Data in this exercise start
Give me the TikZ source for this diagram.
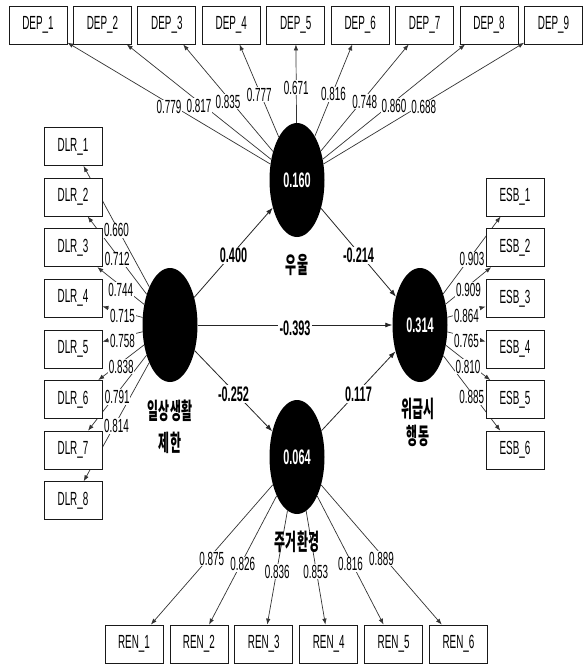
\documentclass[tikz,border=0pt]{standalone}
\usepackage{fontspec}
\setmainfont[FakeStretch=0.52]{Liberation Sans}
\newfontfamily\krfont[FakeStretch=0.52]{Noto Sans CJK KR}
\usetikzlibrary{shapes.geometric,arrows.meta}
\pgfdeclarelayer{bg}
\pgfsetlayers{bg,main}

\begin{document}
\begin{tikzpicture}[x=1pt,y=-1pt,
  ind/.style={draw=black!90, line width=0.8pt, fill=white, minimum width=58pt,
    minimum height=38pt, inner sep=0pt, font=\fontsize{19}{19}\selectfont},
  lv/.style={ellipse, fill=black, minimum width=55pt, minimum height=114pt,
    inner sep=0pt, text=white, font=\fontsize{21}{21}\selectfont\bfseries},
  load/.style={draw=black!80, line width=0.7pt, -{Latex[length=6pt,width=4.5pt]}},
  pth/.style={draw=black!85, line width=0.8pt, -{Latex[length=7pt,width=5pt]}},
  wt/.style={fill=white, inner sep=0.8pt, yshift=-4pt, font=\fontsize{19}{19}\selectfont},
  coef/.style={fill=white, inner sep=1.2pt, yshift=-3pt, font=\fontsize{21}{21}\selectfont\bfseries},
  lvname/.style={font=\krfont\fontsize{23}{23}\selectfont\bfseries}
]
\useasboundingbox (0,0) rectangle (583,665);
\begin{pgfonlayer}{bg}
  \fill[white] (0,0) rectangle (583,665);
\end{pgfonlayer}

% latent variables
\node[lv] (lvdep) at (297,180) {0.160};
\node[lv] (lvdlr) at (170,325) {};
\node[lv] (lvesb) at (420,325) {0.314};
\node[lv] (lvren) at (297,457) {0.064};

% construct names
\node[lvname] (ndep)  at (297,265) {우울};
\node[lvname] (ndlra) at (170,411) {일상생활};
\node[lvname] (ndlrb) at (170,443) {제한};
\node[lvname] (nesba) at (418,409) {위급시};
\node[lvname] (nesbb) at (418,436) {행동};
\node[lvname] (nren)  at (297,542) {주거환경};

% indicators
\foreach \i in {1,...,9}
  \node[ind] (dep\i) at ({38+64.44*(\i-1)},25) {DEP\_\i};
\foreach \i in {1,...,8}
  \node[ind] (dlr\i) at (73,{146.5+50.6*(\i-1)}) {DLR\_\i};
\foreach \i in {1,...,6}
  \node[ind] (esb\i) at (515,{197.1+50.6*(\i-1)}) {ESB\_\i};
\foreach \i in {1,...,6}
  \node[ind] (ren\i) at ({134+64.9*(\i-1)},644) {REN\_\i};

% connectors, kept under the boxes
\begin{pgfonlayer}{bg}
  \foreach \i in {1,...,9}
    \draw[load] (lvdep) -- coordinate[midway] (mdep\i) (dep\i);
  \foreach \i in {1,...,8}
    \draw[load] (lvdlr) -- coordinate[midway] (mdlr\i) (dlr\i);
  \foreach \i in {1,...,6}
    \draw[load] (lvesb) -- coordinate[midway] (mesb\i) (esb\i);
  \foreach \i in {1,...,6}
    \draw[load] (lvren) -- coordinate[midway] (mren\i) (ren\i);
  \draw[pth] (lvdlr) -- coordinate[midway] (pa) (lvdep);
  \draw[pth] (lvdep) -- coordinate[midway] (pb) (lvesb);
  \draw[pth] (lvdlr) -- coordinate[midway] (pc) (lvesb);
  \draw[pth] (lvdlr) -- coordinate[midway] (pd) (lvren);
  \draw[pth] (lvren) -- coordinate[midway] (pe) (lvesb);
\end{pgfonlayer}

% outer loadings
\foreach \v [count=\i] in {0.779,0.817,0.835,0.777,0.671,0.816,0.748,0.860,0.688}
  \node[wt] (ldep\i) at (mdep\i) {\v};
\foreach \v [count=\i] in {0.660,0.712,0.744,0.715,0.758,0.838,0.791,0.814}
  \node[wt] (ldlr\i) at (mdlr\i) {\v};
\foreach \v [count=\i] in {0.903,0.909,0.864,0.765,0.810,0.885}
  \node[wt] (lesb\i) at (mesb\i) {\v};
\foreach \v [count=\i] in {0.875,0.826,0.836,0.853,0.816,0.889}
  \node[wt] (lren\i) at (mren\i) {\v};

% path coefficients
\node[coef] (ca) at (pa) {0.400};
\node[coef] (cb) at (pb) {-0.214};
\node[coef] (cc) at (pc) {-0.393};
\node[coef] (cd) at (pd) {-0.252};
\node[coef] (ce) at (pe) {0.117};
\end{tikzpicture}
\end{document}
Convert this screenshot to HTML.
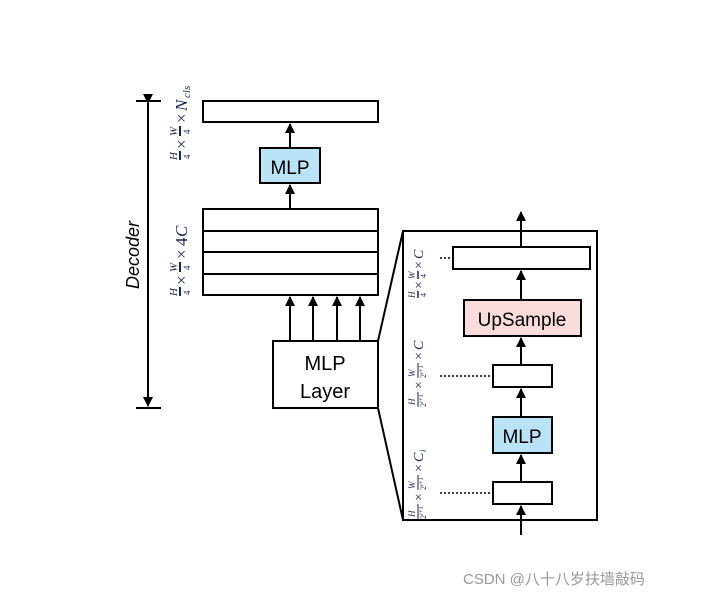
Data in this exercise end
▶ **Your goal**
Leave out the pictures and restate, word for word, the lines from the top of the data through the line containing "(lvren) at (297,457)", both included.

▶ **Completed task**
Give me the TikZ source for this diagram.
\documentclass[tikz,border=0pt]{standalone}
\usepackage{fontspec}
\setmainfont[FakeStretch=0.52]{Liberation Sans}
\newfontfamily\krfont[FakeStretch=0.52]{Noto Sans CJK KR}
\usetikzlibrary{shapes.geometric,arrows.meta}
\pgfdeclarelayer{bg}
\pgfsetlayers{bg,main}

\begin{document}
\begin{tikzpicture}[x=1pt,y=-1pt,
  ind/.style={draw=black!90, line width=0.8pt, fill=white, minimum width=58pt,
    minimum height=38pt, inner sep=0pt, font=\fontsize{19}{19}\selectfont},
  lv/.style={ellipse, fill=black, minimum width=55pt, minimum height=114pt,
    inner sep=0pt, text=white, font=\fontsize{21}{21}\selectfont\bfseries},
  load/.style={draw=black!80, line width=0.7pt, -{Latex[length=6pt,width=4.5pt]}},
  pth/.style={draw=black!85, line width=0.8pt, -{Latex[length=7pt,width=5pt]}},
  wt/.style={fill=white, inner sep=0.8pt, yshift=-4pt, font=\fontsize{19}{19}\selectfont},
  coef/.style={fill=white, inner sep=1.2pt, yshift=-3pt, font=\fontsize{21}{21}\selectfont\bfseries},
  lvname/.style={font=\krfont\fontsize{23}{23}\selectfont\bfseries}
]
\useasboundingbox (0,0) rectangle (583,665);
\begin{pgfonlayer}{bg}
  \fill[white] (0,0) rectangle (583,665);
\end{pgfonlayer}

% latent variables
\node[lv] (lvdep) at (297,180) {0.160};
\node[lv] (lvdlr) at (170,325) {};
\node[lv] (lvesb) at (420,325) {0.314};
\node[lv] (lvren) at (297,457) {0.064};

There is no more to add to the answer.